Seven years later, the shop—Pastoral Artisan Cheese, Bread and Wine—had grown to 100 employees, three storefronts, a warehouse and a significant online business. Olivares had been promoted to cheese buyer, but he really wanted to learn the art of cheesemaking. 

“You’re a city boy,” Judy Schad of Capriole Farm gently teased him. But she helped Olivares take it to the next level by inviting him to apprentice on her farm, where he learned the intimate connections between cheesemaking and farming. 

But things did not go as planned.

“It took about three days for me to admit that I didn’t want to be a cheese maker,” Olivares says with a grin. Nonetheless it fostered a respect for the farmer/artisans who make it their life’s work. He started visiting farms on his own, and he nurtured a burgeoning curiosity for producers.

“Back then, as now, I tried to buy in a very direct and uncomplicated way. I buy from farmers whenever I can. I go to Europe and I pick out reels I like. Along the way I’ve developed relationships,” he says.

Then he trained as a sommelier and learned about wine pairing and the importance of terroir, and so inspired, formally applied these lessons to cheese. He developed classes on cheese appreciation for Pastoral’s corporate clients, and when he started teaching the classes himself he realized he was developing his own voice and his confidence grew.

Being a “cheesemonger” was well established in Europe and elsewhere at that time, but it was still new to the American food scene.

“Now it’s an industry. Being a cheesemonger is a ‘thing,’” Olivares says. 

He had been there seven years and Olivares was Pastoral’s creative director. He’d travelled the world as a buyer, but he missed his home, family and friends. So in 2016, when Staff of Life’s store manager Russel Kreitman, who had worked with him 15 years before and had remained a friend asked him to “help him out with their cheese,” it must have felt like truly coming home. And as Kreitman says, “it was a great opportunity for the store.”
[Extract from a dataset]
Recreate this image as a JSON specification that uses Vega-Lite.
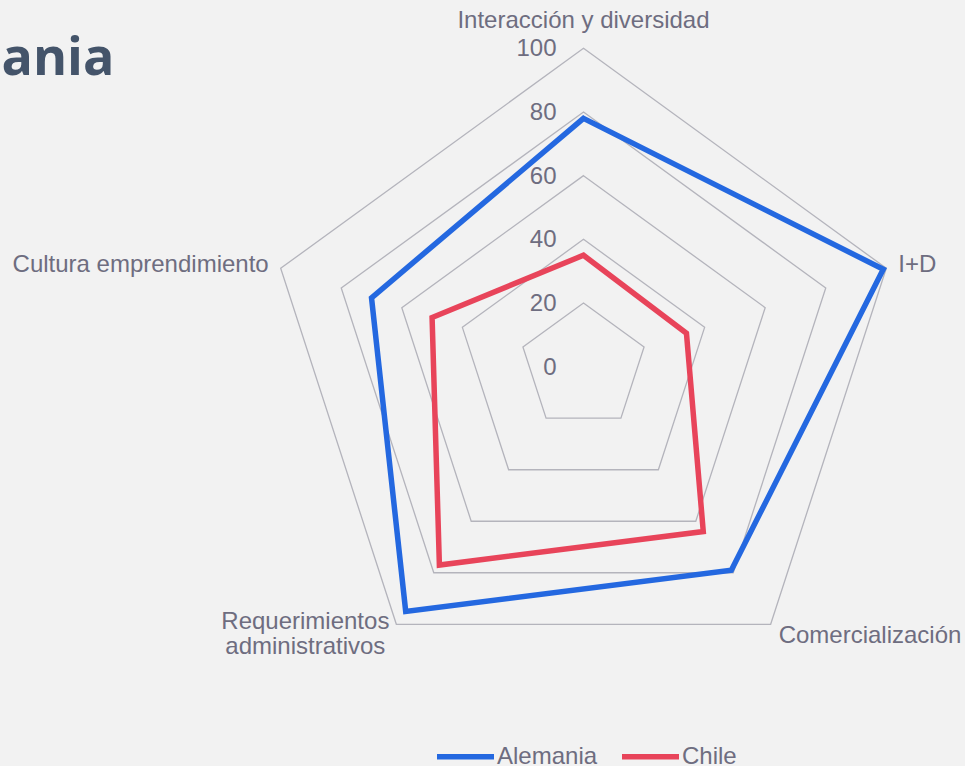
{
  "$schema": "https://vega.github.io/schema/vega-lite/v6.json",
  "width": 965,
  "height": 766,
  "autosize": {"type": "none"},
  "padding": 0,
  "background": "#f2f2f2",
  "config": {"view": {"stroke": null}, "font": "Liberation Sans"},
  "title": {
    "text": "Alemania",
    "anchor": "start",
    "frame": "group",
    "font": "Open Sans",
    "fontWeight": "bold",
    "fontSize": 52,
    "color": "#44546a",
    "dx": -132,
    "dy": 90
  },
  "datasets": {
    "categories": [
      {"category": "Interacción y diversidad", "idx": 0, "levels": [20, 40, 60, 80, 100]},
      {"category": "I+D", "idx": 1, "levels": [20, 40, 60, 80, 100]},
      {"category": "Comercialización", "idx": 2, "levels": [20, 40, 60, 80, 100]},
      {"category": "Requerimientos administrativos", "idx": 3, "levels": [20, 40, 60, 80, 100]},
      {"category": "Cultura emprendimiento", "idx": 4, "levels": [20, 40, 60, 80, 100]}
    ],
    "ticks": [
      {"tick": 0}, {"tick": 20}, {"tick": 40}, {"tick": 60}, {"tick": 80}, {"tick": 100}
    ],
    "scores": [
      {"series": "Alemania", "category": "Interacción y diversidad", "value": 78},
      {"series": "Alemania", "category": "I+D", "value": 99},
      {"series": "Alemania", "category": "Comercialización", "value": 79},
      {"series": "Alemania", "category": "Requerimientos administrativos", "value": 95},
      {"series": "Alemania", "category": "Cultura emprendimiento", "value": 70},
      {"series": "Chile", "category": "Interacción y diversidad", "value": 35},
      {"series": "Chile", "category": "I+D", "value": 34},
      {"series": "Chile", "category": "Comercialización", "value": 64},
      {"series": "Chile", "category": "Requerimientos administrativos", "value": 77},
      {"series": "Chile", "category": "Cultura emprendimiento", "value": 50}
    ]
  },
  "encoding": {
    "x": {"field": "px", "type": "quantitative", "scale": {"domain": [-183.26, 119.82], "nice": false, "zero": false}, "axis": null},
    "y": {"field": "py", "type": "quantitative", "scale": {"domain": [-125.41, 115.17], "nice": false, "zero": false}, "axis": null}
  },
  "layer": [
    {
      "data": {"name": "categories"},
      "transform": [
        {"flatten": ["levels"], "as": ["level"]},
        {"calculate": "PI/2 - datum.idx*2*PI/5", "as": "angle"},
        {"calculate": "datum.level*cos(datum.angle)", "as": "px"},
        {"calculate": "datum.level*sin(datum.angle)", "as": "py"}
      ],
      "mark": {"type": "line", "interpolate": "linear-closed", "stroke": "#b4b4bc", "strokeWidth": 1.3},
      "encoding": {
        "detail": {"field": "level", "type": "nominal"},
        "order": {"field": "idx", "type": "quantitative"}
      }
    },
    {
      "data": {"name": "ticks"},
      "transform": [
        {"calculate": "0", "as": "px"},
        {"calculate": "datum.tick", "as": "py"}
      ],
      "mark": {"type": "text", "align": "right", "baseline": "middle", "dx": -27, "dy": 1, "fontSize": 24, "color": "#6e6d80"},
      "encoding": {"text": {"field": "tick", "type": "quantitative"}}
    },
    {
      "data": {"name": "categories"},
      "transform": [
        {"filter": "datum.idx == 0"},
        {"calculate": "PI/2 - datum.idx*2*PI/5", "as": "angle"},
        {"calculate": "100*cos(datum.angle)", "as": "px"},
        {"calculate": "100*sin(datum.angle)", "as": "py"}
      ],
      "mark": {"type": "text", "align": "center", "baseline": "middle", "dy": -27, "fontSize": 24, "color": "#6e6d80"},
      "encoding": {"text": {"field": "category", "type": "nominal"}}
    },
    {
      "data": {"name": "categories"},
      "transform": [
        {"filter": "datum.idx == 1"},
        {"calculate": "PI/2 - datum.idx*2*PI/5", "as": "angle"},
        {"calculate": "100*cos(datum.angle)", "as": "px"},
        {"calculate": "100*sin(datum.angle)", "as": "py"}
      ],
      "mark": {"type": "text", "align": "left", "baseline": "middle", "dx": 12, "dy": -3, "fontSize": 24, "color": "#6e6d80"},
      "encoding": {"text": {"field": "category", "type": "nominal"}}
    },
    {
      "data": {"name": "categories"},
      "transform": [
        {"filter": "datum.idx == 2"},
        {"calculate": "PI/2 - datum.idx*2*PI/5", "as": "angle"},
        {"calculate": "100*cos(datum.angle)", "as": "px"},
        {"calculate": "100*sin(datum.angle)", "as": "py"}
      ],
      "mark": {"type": "text", "align": "left", "baseline": "middle", "dx": 8, "dy": 12, "fontSize": 24, "color": "#6e6d80"},
      "encoding": {"text": {"field": "category", "type": "nominal"}}
    },
    {
      "data": {"name": "categories"},
      "transform": [
        {"filter": "datum.idx == 3"},
        {"calculate": "PI/2 - datum.idx*2*PI/5", "as": "angle"},
        {"calculate": "100*cos(datum.angle)", "as": "px"},
        {"calculate": "100*sin(datum.angle)", "as": "py"}
      ],
      "mark": {"type": "text", "align": "center", "baseline": "middle", "dx": -91, "dy": -2, "lineBreak": " ", "lineHeight": 25, "fontSize": 24, "color": "#6e6d80"},
      "encoding": {"text": {"field": "category", "type": "nominal"}}
    },
    {
      "data": {"name": "categories"},
      "transform": [
        {"filter": "datum.idx == 4"},
        {"calculate": "PI/2 - datum.idx*2*PI/5", "as": "angle"},
        {"calculate": "100*cos(datum.angle)", "as": "px"},
        {"calculate": "100*sin(datum.angle)", "as": "py"}
      ],
      "mark": {"type": "text", "align": "right", "baseline": "middle", "dx": -12, "dy": -3, "fontSize": 24, "color": "#6e6d80"},
      "encoding": {"text": {"field": "category", "type": "nominal"}}
    },
    {
      "data": {"name": "scores"},
      "transform": [
        {"lookup": "category", "from": {"data": {"name": "categories"}, "key": "category", "fields": ["idx"]}},
        {"calculate": "PI/2 - datum.idx*2*PI/5", "as": "angle"},
        {"calculate": "datum.value*cos(datum.angle)", "as": "px"},
        {"calculate": "datum.value*sin(datum.angle)", "as": "py"}
      ],
      "mark": {"type": "line", "interpolate": "linear-closed", "strokeWidth": 5.5},
      "encoding": {
        "color": {
          "field": "series",
          "type": "nominal",
          "scale": {"domain": ["Alemania", "Chile"], "range": ["#2468e0", "#e8445a"]},
          "legend": {
            "title": null,
            "orient": "none",
            "legendX": 434,
            "legendY": 725,
            "direction": "horizontal",
            "symbolType": "stroke",
            "symbolSize": 3249,
            "symbolStrokeWidth": 5.5,
            "labelFontSize": 24,
            "labelFont": "Liberation Sans",
            "labelColor": "#6e6d80",
            "labelOffset": 0,
            "columnPadding": 13
          }
        },
        "order": {"field": "idx", "type": "quantitative"}
      }
    }
  ]
}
Olivares has competed at the Cheesemonger Invitational (CMI) in San Francisco among some rather high-energy peers, the best on both sides of the country, and he placed sixth two years running. 

But the Mondial du Fromage, the international invitational launched in 2013, is a whole other level. It’s managed by highly regarded and acknowledged expert, Rodolfe Le Meunier, whom the LA Times has referred to as “a French butter rock star,” (they might have just led with “God of Cheese”), and it was Le Meunier himself who invited Olivares to compete. 

It will be a highly individual competition. “Precision, harmonious composition, audacious presentation and true proficiency will be the key words throughout the tests in store for them,” according to the Mondial’s website. So, no big deal. 

I couldn’t do a better job of describing the intensity of this competition than NPR’s The Salt. In the world of cheese, it doesn’t get any bigger than this.

Olivares’ cheese board at Staff of Life

Staff of Life is a natural grocer, celebrating its 50th anniversary this year. It smells so good, it’s the sort of place you never want to leave.

In the indoor-outdoor seating area, with a few hours to go before leaving for the airport, César shared a sampler plate with the community table. 

Working from mildest to strongest, the flight he selected included local gems and imported masterpieces from all over the map, perfectly arranged to encourage the trip.

So, budding caseophiles out there, head to Staff of Life in about a week when César returns from his practice session overseas. Sample some of his wares and wish the artist good luck at the competition in June. 

Somehow I don’t think he’ll need it.